- Directed by: H. M. Reddy
- Produced by: east india film company
- Starring: V. V. Subba Rao Kanthamani Kanya K. L. Kantham Hem Singh
- Production company: Bharath Movie Tone
- Release date: 4 February 1933;
- Country: India
- Language: Telugu

= Sati Savitri (H. M. Reddy film) =

1933 film by H. M. Reddy

Sati Savitri is a 1933 Indian Telugu-language but silent film directed by H. M. Reddy and produced under the Bharath Movie Tone banner. Released on 4 February 1933, the film stars V. V. Subba Rao, Kanthamani Kanya, K. L. Kantham, and L. V. Prasad.

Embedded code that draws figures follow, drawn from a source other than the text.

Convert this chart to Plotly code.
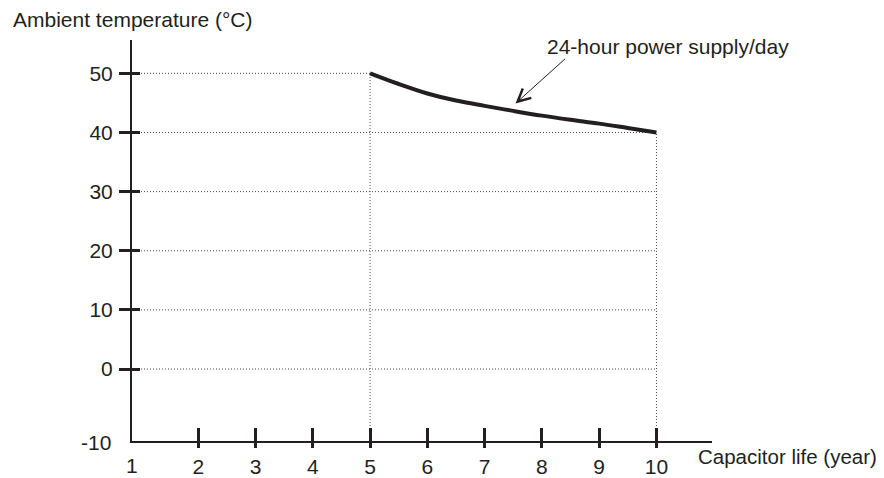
import numpy as np
import plotly.graph_objects as go

# ---- data ----
life_years = [5, 5.5, 6, 6.5, 7, 7.5, 8, 8.5, 9, 9.5, 10]
temperature_c = [50, 48.2, 46.6, 45.4, 44.5, 43.65, 42.85, 42.15, 41.5, 40.75, 40]

x_tick_vals = [2, 3, 4, 5, 6, 7, 8, 9, 10]
x_tick_text = ["2", "3", "4", "5", "6", "7", "8", "9", "10"]
x_origin_label = "1"
y_tick_vals = [0, 10, 20, 30, 40, 50]
y_tick_text = ["0", "10", "20", "30", "40", "50"]
y_origin_label = "-10"

series_label = "24-hour power supply/day"
x_title = "Capacitor life (year)"
y_title = "Ambient temperature (°C)"

# ---- styling ----
INK = "#231f20"
GRID = "#4a4a4a"
FONT = "Liberation Sans, Arial, sans-serif"
X_RANGE = [0.843, 10.97]
Y_RANGE = [-12.17, 55.64]

fig = go.Figure()

# guide lines (dotted) from the y axis to the curve / x extent
xs = np.array(life_years)
ys = np.array(temperature_c)
for v in y_tick_vals:
    if v >= ys.min():
        x_end = float(np.interp(v, ys[::-1], xs[::-1]))
    else:
        x_end = float(xs.max())
    fig.add_trace(go.Scatter(x=[X_RANGE[0], x_end], y=[v, v], mode="lines",
                             line=dict(color=GRID, width=1, dash="1px,2px"),
                             hoverinfo="skip", showlegend=False))
# vertical drop lines at curve ends
for xe, ye in [(xs[0], ys[0]), (xs[-1], ys[-1])]:
    fig.add_trace(go.Scatter(x=[xe, xe], y=[Y_RANGE[0], ye], mode="lines",
                             line=dict(color=GRID, width=1, dash="1px,2px"),
                             hoverinfo="skip", showlegend=False))

# main curve
fig.add_trace(go.Scatter(x=life_years, y=temperature_c, mode="lines",
                         line=dict(color=INK, width=4, shape="spline", smoothing=1.0),
                         name=series_label, showlegend=False))

# dummy traces for overlay axes (inside tick halves)
fig.add_trace(go.Scatter(x=[X_RANGE[0]], y=[Y_RANGE[0]], xaxis="x2", yaxis="y",
                         mode="markers", marker=dict(opacity=0), hoverinfo="skip",
                         showlegend=False))
fig.add_trace(go.Scatter(x=[X_RANGE[0]], y=[Y_RANGE[0]], xaxis="x", yaxis="y2",
                         mode="markers", marker=dict(opacity=0), hoverinfo="skip",
                         showlegend=False))

axis_font = dict(family=FONT, size=21, color=INK)
xtitle_font = dict(family=FONT, size=20.5, color=INK)

fig.update_layout(
    width=884, height=478,
    margin=dict(l=124, r=180, t=32, b=45, autoexpand=False),
    paper_bgcolor="white", plot_bgcolor="white",
    font=axis_font,
    xaxis=dict(range=X_RANGE, showline=True, linecolor=INK, linewidth=2,
               tickvals=x_tick_vals, ticktext=x_tick_text,
               ticks="outside", ticklen=5, tickwidth=2.5, tickcolor=INK,
               showgrid=False, zeroline=False, tickfont=axis_font,
               ticklabelstandoff=1, automargin=False),
    xaxis2=dict(range=X_RANGE, overlaying="x", anchor="y", side="bottom",
                showline=False, tickvals=x_tick_vals, ticktext=[""] * len(x_tick_vals),
                ticks="inside", ticklen=13, tickwidth=2.5, tickcolor=INK,
                showgrid=False, zeroline=False, showticklabels=False, automargin=False),
    yaxis=dict(range=Y_RANGE, showline=True, linecolor=INK, linewidth=2,
               tickvals=y_tick_vals, ticktext=y_tick_text,
               ticks="outside", ticklen=11, tickwidth=2.5, tickcolor=INK,
               showgrid=False, zeroline=False, tickfont=axis_font,
               ticklabelstandoff=2, automargin=False),
    yaxis2=dict(range=Y_RANGE, overlaying="y", anchor="x", side="left",
                showline=False, tickvals=y_tick_vals, ticktext=[""] * len(y_tick_vals),
                ticks="inside", ticklen=8, tickwidth=2.5, tickcolor=INK,
                showgrid=False, zeroline=False, showticklabels=False, automargin=False),
)

annotations = [
    dict(text=y_title, xref="paper", yref="paper", x=-0.2058, y=1.056,
         xanchor="left", yanchor="middle", xshift=-2, yshift=-2,
         showarrow=False, font=axis_font),
    dict(text=x_title, xref="paper", yref="paper", x=0.977, y=-0.038,
         xanchor="left", yanchor="middle", xshift=-3,
         showarrow=False, font=xtitle_font),
    dict(text=y_origin_label, xref="paper", yref="paper", x=0, y=0,
         xanchor="right", yanchor="middle", xshift=-19, yshift=-1,
         showarrow=False, font=axis_font),
    dict(text=x_origin_label, xref="paper", yref="paper", x=0, y=0,
         xanchor="center", yanchor="middle", yshift=-24,
         showarrow=False, font=axis_font),
    dict(text=series_label, xref="paper", yref="paper",
         x=(667.5 - 132) / 579.7, y=(440.7 - 46) / 400.7,
         xanchor="center", yanchor="middle", showarrow=False, font=axis_font),
    dict(text="", x=7.54, y=44.9, xref="x", yref="y", ax=51, ay=-46,
         showarrow=True, arrowhead=5, arrowsize=2.5, arrowwidth=1, arrowcolor=INK),
]
fig.update_layout(annotations=annotations)

fig.write_html("out.html")
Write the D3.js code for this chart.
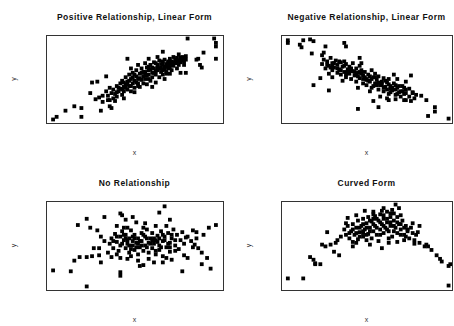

Produced in Bombay, Sati Savitri faced competition from another film of the same name, directed by C. Pullayya and produced by East India Film Company in Calcutta. While Pullayya's version was a major success, H. M. Reddy's film did not perform well at the box office.

== Cast ==
Source:
- V. V. Subba Rao as Yama
- Kanthamani Kanya as Savithri
- K. L. Kantham
- Hem Singh
- L. V. Prasad as Satyavantha's friend

== Production ==
The film's poster, released around the time of its debut, emphasized its status as a 100% Telugu talkie, with skilled production techniques. The promotional materials stated, "This is unlike anything you have seen before, featuring renowned actors from Andhra, packed with deep emotional content, and created with remarkable craftsmanship."

== Release ==
Sati Savitri was released on 4 February 1933, with a promotional campaign that highlighted the film's uniqueness and Telugu star cast.